On 3/20/99 17:26, Ray Olszewski at [EMAIL PROTECTED] wrote:

>
>Checking /etc/services is not enough. You need to check /etc/inetd.conf and
>see if the time service is being run or is commented out (has # as first
>character in the line). 
>
>Older distributions defaulted to running almost every inetd service.

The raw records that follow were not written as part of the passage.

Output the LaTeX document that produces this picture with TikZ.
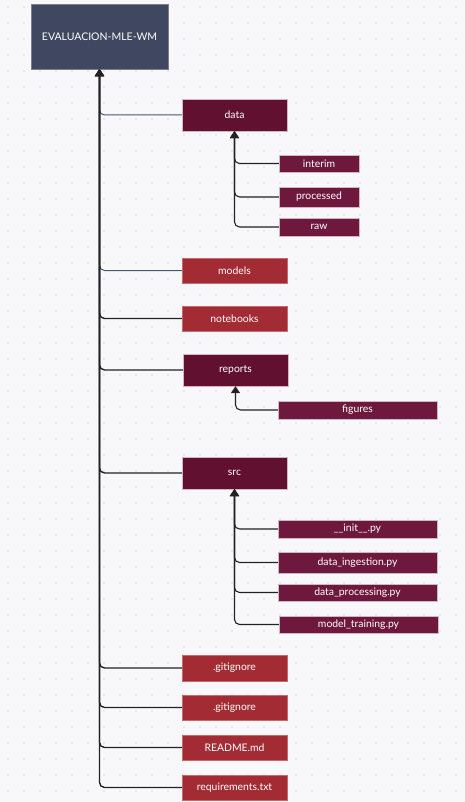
\documentclass[tikz,border=0pt]{standalone}
\usepackage{fontspec}
\setmainfont{Lato}
\usepackage{xcolor}
\definecolor{bgc}{HTML}{F8F8FB}
\definecolor{dotc}{HTML}{D9D9E2}
\definecolor{rootc}{HTML}{3F4860}
\definecolor{dirc}{HTML}{611030}
\definecolor{subc}{HTML}{6E183D}
\definecolor{filec}{HTML}{A32B34}
\definecolor{linec}{HTML}{222222}
\definecolor{slatec}{HTML}{4A5670}
\usetikzlibrary{arrows.meta}
\tikzset{
  >={Triangle[width=9pt,length=7pt]},
  box/.style={draw=white!70!dirc,line width=0.4pt,inner sep=0pt,text=white,font=\fontsize{10.4}{12}\selectfont,align=center},
  rootbox/.style={box,fill=rootc,draw=rootc!70!white,minimum width=137,minimum height=65,font=\fontsize{10.5}{12}\selectfont},
  dirbox/.style={box,fill=dirc,minimum width=105,minimum height=32},
  subbox/.style={box,fill=subc,minimum width=80},
  wsubbox/.style={box,fill=subc,minimum width=159},
  filebox/.style={box,fill=filec,draw=filec!70!white,minimum width=105,minimum height=25},
  arr/.style={->,draw=linec,line width=1.4pt,rounded corners=5pt},
  sarr/.style={arr,draw=slatec,line width=1pt},
}

\begin{document}
\begin{tikzpicture}[x=1pt,y=-1pt]
\fill[bgc] (0,0) rectangle (465,802);
\useasboundingbox (0,0) rectangle (465,802);
\foreach \x in {8,24,...,460} \foreach \y in {7,23,...,800} \fill[dotc] (\x,\y) circle (0.8);
% root
\node[rootbox] (root) at (99.5,36.5) {EVALUACION-MLE-WM};
% top level folders
\node[dirbox] (data) at (234.5,115) {data};
\node[subbox,minimum height=17] (interim) at (319,163.5) {interim};
\node[subbox,minimum height=20] (processed) at (319,197) {processed};
\node[subbox,minimum height=18] (raw) at (319,227) {raw};
\node[filebox] (models) at (234.5,270.5) {models};
\node[filebox] (notebooks) at (234.5,318.5) {notebooks};
\node[dirbox] (reports) at (235.5,370) {reports};
\node[wsubbox,minimum height=18] (figures) at (357.5,410) {figures};
\node[dirbox] (src) at (234.5,473) {src};
\node[wsubbox,minimum height=18] (init) at (357.5,529) {\_\_init\_\_.py};
\node[wsubbox,minimum height=21] (ingest) at (357.5,562.5) {data\_ingestion.py};
\node[wsubbox,minimum height=17] (process) at (357.5,592.5) {data\_processing.py};
\node[wsubbox,minimum height=17] (train) at (358.5,624.5) {model\_training.py};
% files
\node[filebox,minimum height=26] (git1) at (234.5,668) {.gitignore};
\node[filebox] (git2) at (234.5,707.5) {.gitignore};
\node[filebox] (readme) at (234.5,747.5) {README.md};
\node[filebox] (reqs) at (234.5,787.5) {requirements.txt};
% connectors
\draw[sarr] (data.west) -| (root.south);
\draw[sarr] (models.west) -| (root.south);
\foreach \n in {notebooks,reports,src,git1,git2,readme,reqs}
  \draw[arr] (\n.west) -| (root.south);
\foreach \n in {interim,processed,raw}
  \draw[arr,line width=1.1pt] (\n.west) -| (data.south);
\draw[arr,line width=1.1pt] (figures.west) -| (reports.south);
\foreach \n in {init,ingest,process,train}
  \draw[arr,line width=1.1pt] (\n.west) -| (src.south);
\end{tikzpicture}
\end{document}
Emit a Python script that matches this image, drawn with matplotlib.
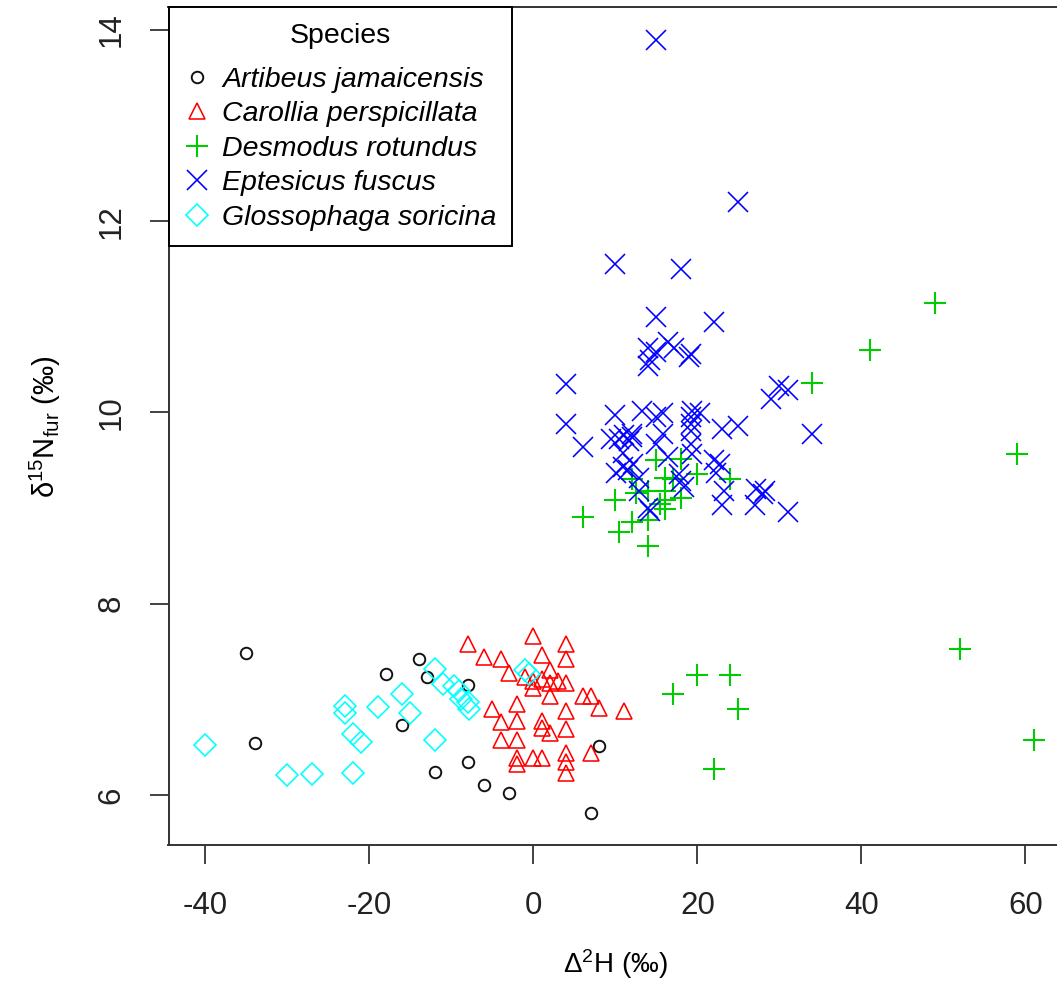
import numpy as np
import matplotlib
matplotlib.use("Agg")
import matplotlib.pyplot as plt

plt.rcParams['font.family'] = ['Liberation Sans', 'DejaVu Sans']
plt.rcParams['mathtext.default'] = 'regular'
plt.rcParams['axes.unicode_minus'] = False

# Artibeus jamaicensis
art_x = [-35, -34, -14, -18, -13, -8, -16, -12, -8, -6, -3, 8, 7]
art_y = [7.48, 6.54, 7.42, 7.26, 7.23, 7.15, 6.73, 6.24, 6.35, 6.10, 6.02, 6.51, 5.81]

# Carollia perspicillata
car_x = [-8, -6, -4, -3, 0, 4, 1, 4, 2, -1, 0, 1, 2, 3, 4, 0, 2, 6, 7, 8, 11, 4,
         -5, -2, -4, -2, 1, 1, 2, 4, -4, -2, -2, -2, 0, 1, 4, 4, 4, 7]
car_y = [7.58, 7.44, 7.42, 7.28, 7.66, 7.58, 7.46, 7.42, 7.31, 7.23, 7.19, 7.21,
         7.17, 7.19, 7.17, 7.12, 7.04, 7.04, 7.04, 6.91, 6.88, 6.88, 6.90, 6.95,
         6.76, 6.77, 6.77, 6.70, 6.65, 6.69, 6.58, 6.58, 6.39, 6.32, 6.39, 6.39,
         6.44, 6.34, 6.23, 6.44]

# Desmodus rotundus
des_x = [15, 18, 20, 24, 12, 16, 17, 14, 16, 12.5, 18, 10, 16, 15.5, 16, 12, 14,
         10.5, 14, 6, 34, 41, 49, 59, 52, 61, 25, 24, 20, 17, 22]
des_y = [9.50, 9.51, 9.36, 9.30, 9.30, 9.32, 9.30, 9.18, 9.18, 9.16, 9.11, 9.08,
         9.08, 9.04, 8.99, 8.85, 8.88, 8.75, 8.60, 8.91, 10.31, 10.65, 11.15,
         9.57, 7.53, 6.58, 6.90, 7.25, 7.25, 7.06, 6.27]

# Eptesicus fuscus
ept_x = [15, 25, 10, 18, 15, 22, 14, 15, 16.4, 17.2, 19.2, 19, 14, 14.2,
         4, 30, 31, 29, 4, 6, 34,
         10, 13.3, 15, 15.8, 19.4, 20.3, 19.2, 19.2, 19.2, 23, 25,
         10.5, 11, 12, 11.7, 12, 9.5, 15.8, 15, 19.2,
         10.9, 16.4, 19.4, 22.7, 22, 10.9, 11.5, 12.1, 12.9, 10.1, 17.8, 18.4, 18,
         22.3, 23.3, 23, 12.9, 14.2, 27.2, 28, 27, 31, 28.2, 14]
ept_y = [13.9, 12.2, 11.55, 11.5, 11.0, 10.95, 10.67, 10.63, 10.74, 10.67, 10.61,
         10.58, 10.49, 10.55,
         10.3, 10.28, 10.23, 10.14, 9.88, 9.64, 9.78,
         9.97, 10.02, 9.95, 9.99, 10.02, 9.99, 9.95, 9.88, 9.81, 9.83, 9.86,
         9.72, 9.76, 9.74, 9.70, 9.78, 9.72, 9.78, 9.67, 9.67,
         9.58, 9.53, 9.57, 9.46, 9.50, 9.43, 9.40, 9.46, 9.32, 9.37, 9.36, 9.22, 9.28,
         9.37, 9.18, 9.03, 9.18, 8.97, 9.20, 9.15, 9.03, 8.96, 9.18, 9.00]

# Glossophaga soricina
glo_x = [-40, -30, -27, -22, -23, -23, -19, -22, -21, -16, -15, -12, -12, -11,
         -9.7, -9.1, -8.8, -8, -7.8, -1, -0.5]
glo_y = [6.52, 6.21, 6.22, 6.23, 6.93, 6.86, 6.92, 6.64, 6.55, 7.06, 6.86, 6.57,
         7.32, 7.16, 7.14, 7.09, 7.00, 6.97, 6.90, 7.31, 7.27]

fig = plt.figure(figsize=(10.57, 9.84), dpi=100)
W, H = 1057, 984
left_px, top_px, bot_px = 168.5, 7.3, 845
xlim = (-44.5, 64.6)
px_per_x = 8.2
ax = fig.add_axes([left_px / W, (H - bot_px) / H,
                   (xlim[1] - xlim[0]) * px_per_x / W, (bot_px - top_px) / H])

lw = 1.15
ax.plot(art_x, art_y, 'o', ms=8.3, mfc='none', mec='#111111', mew=lw * 1.2,
        ls='none', label='Artibeus jamaicensis')
ax.plot(car_x, car_y, '^', ms=12, mfc='none', mec='red', mew=lw,
        ls='none', label='Carollia perspicillata')
ax.plot(des_x, des_y, '+', ms=16, mec='#00CD00', mew=lw * 1.3,
        ls='none', label='Desmodus rotundus')
ax.plot(ept_x, ept_y, 'x', ms=14, mec='blue', mew=lw,
        ls='none', label='Eptesicus fuscus')
ax.plot(glo_x, glo_y, 'D', ms=11, mfc='none', mec='cyan', mew=lw,
        ls='none', label='Glossophaga soricina')

ax.set_xlim(xlim)
ax.set_ylim(5.477, 14.237)
ax.set_xticks([-40, -20, 0, 20, 40, 60])
ax.set_yticks([6, 8, 10, 12, 14])
ax.tick_params(direction='out', length=14, width=1.3, labelsize=22.5,
               color='#333333', labelcolor='#222222')
ax.tick_params(axis='x', pad=19)
ax.tick_params(axis='y', pad=16)
for lab in ax.get_yticklabels():
    lab.set_rotation(90)
    lab.set_va('center')
for s in ax.spines.values():
    s.set_linewidth(1.4)
    s.set_color('#333333')

ax.set_xlabel('Δ$^{2}$H (‰)', fontsize=20, labelpad=19)
ax.set_ylabel('δ$^{15}$N$_{fur}$ (‰)', fontsize=21, labelpad=24)

leg = ax.legend(loc='upper left', bbox_to_anchor=(0, 1), borderaxespad=0,
                title='Species', fancybox=False, framealpha=1,
                edgecolor='black', prop={'style': 'italic', 'size': 20.5},
                title_fontsize=20.5, handlelength=0.9, handletextpad=0.45,
                labelspacing=0.3, borderpad=0.5)
leg.get_frame().set_linewidth(1.4)
# wider gap between title and entries, more room at the bottom as in R
leg._legend_box.sep = 13
leg._legend_box.pad = 11

fig.savefig('out.png', dpi=100)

As this
>was increasingly recognized as a security weakness, most moved to running
>only the few services that even beginners would know about, like telnet and
>ftp, and commenting the others out (based on the assumption that if you knew
>enough about the service to want it, you also knew how to activate it).
>
>If it is commented out in inetd.conf, just uncomment the line, save the
>file, and restart inetd.
>

Ray and Richard,

Thanks for your pointers to inetd and inetd.conf.  I don't have this 
thing completely worked out yet, but due to your help, I was able to 
follow the inetd trail to several man pages and eventually 
/usr/doc/packages/xntp.  As you have said so often, Richard, there is a 
great deal of information available on one's own machine.  You just have 
to read it.

As I said, I haven't gotten this thing completely licked yet.  It looks 
like I will have to set up xntpd to start at boot, and I may have to add 
a line or two to my inetd.conf file.  I will let you know how it works 
out.

>At 06:08 AM 3/20/99 -0500, T. Sean (Theo) Schulze wrote [abridged]:
>
>>When I enter 'ntpdate -dv 192.168.0.3', I get an error message back 
>>saying "No server suitable for synchronization found".  I can ping the 
>>other machine, 192.168.0.3 (the Linux box), just fine, so it is not a 
>>network problem.  (At least, I don't know what I don't know that might 
>>make it a network problem.)  ntpdate sends its packets to port 123, and 
>>my /etc/services shows ntp on that port with both tcp and ucp.  So, that 
>>should work, shouldn't it?

Cheers,

Sean


                  Theo. Sean Schulze

[EMAIL PROTECTED]        [EMAIL PROTECTED]
**************************************************
There are two major products that have come out of
Berkeley: LSD and Unix.  Is it just a coincidence?